ここで谷山さんは「コピーの納得が生まれるポイント」は誰でも知っている“そりゃそうだ”でも、誰も知らない“そんなのわかんない”でもなく、知っているのに意識の下に眠っているようなものを言語化することにある、と言います。つまり“そういえばそうだね”というところ。世の中の名コピーと言われるものの多くは、この「そういえばそうだね」の部分にあると。

そして、ただし、と付け加えます。以下引用。

コピーや広告が「納得」を最大の武器にしていた時代なら、まったくこの通りでよかったのですが、コピーライターには、いまはまた、少し違ったところでの勝負も必要とされています。ですから、かならずしも「そういえばそうだね=コピーあるいは広告」とは、言い切れないかもしれません。

そして谷山さんは「80年代は納得の時代、90年代以降は空気の時代」と定義しています。広告コミュニケーションの方法が1990年を境にガラっと変わったというのです。80年代にあったような「名言で人をうなずかせよう、納得させよう」という意識がなくなり、代わりに「なんとなくそうですよね」という大きな空気やムードをつくろうとしていると。

谷山さん自身は「納得」だけにこだわっているわけでもなく「空気づくり」にこだわるわけでない、と言います。必要に応じてその時に伝わりやすい方法を選択すると考えているようです。

ただし“空気づくり”が、この先ずっとコミュニケーションの主流であり続けるかどうかはわかりません。ふたたび納得の時代がくる可能性もあります。~中略~必要なのはそのときそのときの世の中で、いちばんに機能することです。だから、その時点でもっとも伝わりやすい方法を選択していけばいい。自分のやり方はこれだから変えない、とこだわる必要はありません。少なくともぼくは、こだわらずにやっていこうと思っています。

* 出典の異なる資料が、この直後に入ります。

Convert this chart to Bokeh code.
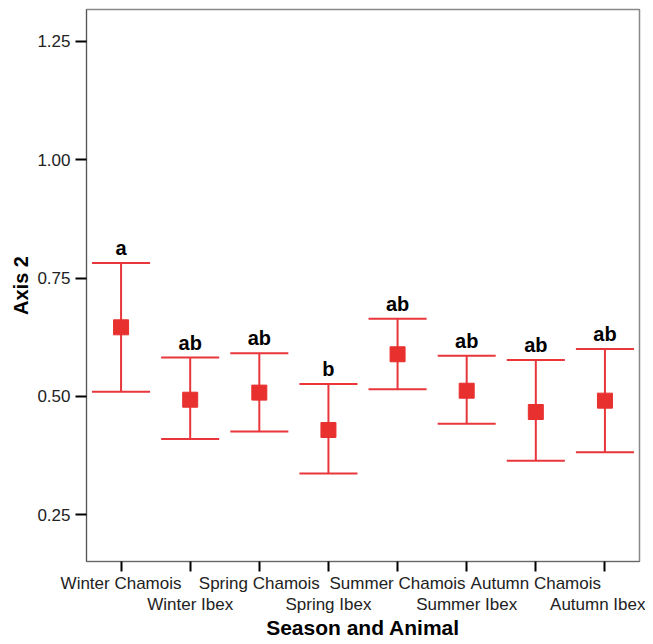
from bokeh.plotting import figure
from bokeh.models import FixedTicker, Range1d, NumeralTickFormatter, ColumnDataSource
from bokeh.core.properties import value
from bokeh.embed import file_html
from bokeh.resources import INLINE

categories = ["Winter Chamois", "Winter Ibex", "Spring Chamois", "Spring Ibex",
              "Summer Chamois", "Summer Ibex", "Autumn Chamois", "Autumn Ibex"]
means = [0.646, 0.493, 0.508, 0.429, 0.589, 0.512, 0.467, 0.491]
lower = [0.510, 0.410, 0.426, 0.337, 0.515, 0.442, 0.364, 0.382]
upper = [0.782, 0.582, 0.591, 0.526, 0.664, 0.586, 0.577, 0.600]
letters = ["a", "ab", "ab", "b", "ab", "ab", "ab", "ab"]
y_ticks = [0.25, 0.50, 0.75, 1.00, 1.25]

RED = "#e8363a"
FONT = "Liberation Sans"
CAP = 0.42

xs = list(range(len(categories)))
src = ColumnDataSource(dict(
    x=xs, mean=means, lo=lower, hi=upper, letter=letters,
    cx0=[x - CAP for x in xs], cx1=[x + CAP for x in xs],
))

p = figure(width=645, height=642, output_backend="svg", toolbar_location=None,
           x_range=Range1d(-0.5, len(categories) - 0.5),
           y_range=Range1d(0.1511, 1.3176),
           min_border_left=86, min_border_right=6, min_border_top=9, min_border_bottom=81)

p.xgrid.visible = False
p.ygrid.visible = False
p.outline_line_color = "#888888"
p.outline_line_width = 1.5
p.background_fill_color = "white"
p.border_fill_color = "white"

# error bars
p.segment(x0="x", y0="lo", x1="x", y1="hi", source=src, line_color=RED, line_width=2)
p.segment(x0="cx0", y0="hi", x1="cx1", y1="hi", source=src, line_color=RED, line_width=2)
p.segment(x0="cx0", y0="lo", x1="cx1", y1="lo", source=src, line_color=RED, line_width=2)
p.scatter(x="x", y="mean", source=src, marker="square", size=15,
          fill_color="#e8302f", line_color="#e8302f")
p.text(x="x", y="hi", text="letter", source=src, text_align="center",
       text_baseline="alphabetic", y_offset=-15, text_font=value(FONT),
       text_font_style="bold", text_font_size="20px", text_color="black")

# x axis
p.xaxis.ticker = FixedTicker(ticks=xs)
p.xaxis.major_label_overrides = {
    i: (c if i % 2 == 0 else "\n" + c) for i, c in enumerate(categories)
}
p.xaxis.axis_label = "Season and Animal"
p.xaxis.axis_label_text_font = FONT
p.xaxis.axis_label_text_font_style = "bold"
p.xaxis.axis_label_text_font_size = "21px"
p.xaxis.axis_label_text_color = "black"
p.xaxis.axis_label_standoff = -1
p.xaxis.major_label_text_font = FONT
p.xaxis.major_label_text_font_size = "17px"
p.xaxis.major_label_text_line_height = 1.12
p.xaxis.major_label_text_color = "#222222"
p.xaxis.major_label_standoff = 2
p.xaxis.major_tick_out = 10
p.xaxis.major_tick_in = 0
p.xaxis.major_tick_line_width = 2
p.xaxis.major_tick_line_color = "black"
p.xaxis.minor_tick_line_color = None
p.xaxis.axis_line_color = "#666666"

# y axis
p.yaxis.ticker = FixedTicker(ticks=y_ticks)
p.yaxis.formatter = NumeralTickFormatter(format="0.00")
p.yaxis.axis_label = "Axis 2"
p.yaxis.axis_label_text_font = FONT
p.yaxis.axis_label_text_font_style = "bold"
p.yaxis.axis_label_text_font_size = "20px"
p.yaxis.axis_label_text_color = "black"
p.yaxis.axis_label_standoff = 2
p.yaxis.major_label_text_font = FONT
p.yaxis.major_label_text_font_size = "17px"
p.yaxis.major_label_text_color = "#222222"
p.yaxis.major_label_standoff = 5
p.yaxis.major_tick_out = 11
p.yaxis.major_tick_in = 0
p.yaxis.major_tick_line_width = 2
p.yaxis.major_tick_line_color = "black"
p.yaxis.minor_tick_line_color = None
p.yaxis.axis_line_color = "#555555"

open("out.html", "w").write(file_html(p, INLINE))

ぼくは、この一文からはなんともいえない谷山さん自身が抱える矛盾を覚えてしまうのです。たぶん、ですが(今回やたらたぶんが多くてごめんなさい)この本で書かれてきた広告コピーの作り方って、納得の時代のもの。

一方で、空気づくりのコピーの作法は、絶対的に納得のコピーとは異なるはずです。広告コミュニケーション、とひとくくりにできたとしてもアウトプットに至る部分はそんなに器用にスイッチできるものでしょうか。

谷山さんは、迷っていたんじゃないか。少し困惑していたのかもしれない。いまはどうだかわかりませんが、なんとなく、この本の執筆当時はふわっとしていたんじゃないか。そして、そのマインドそのものが本全体を覆っているのではあるまいか、とぼくはおもうのです。

全然関係ないですが、谷山さん、2019年よりTCC会長に就任されていますがこれまでにTCCクラブ賞(最高賞)は獲っていないといいます。ぼくは個人的に、いまの広告コピーについての、いまの谷山さんの本を読みたいとおもいます。果たしてスッキリ抜けがいいものになっているのか、ますます混迷を深めてものになるのか。いつか執筆されることを期待しています。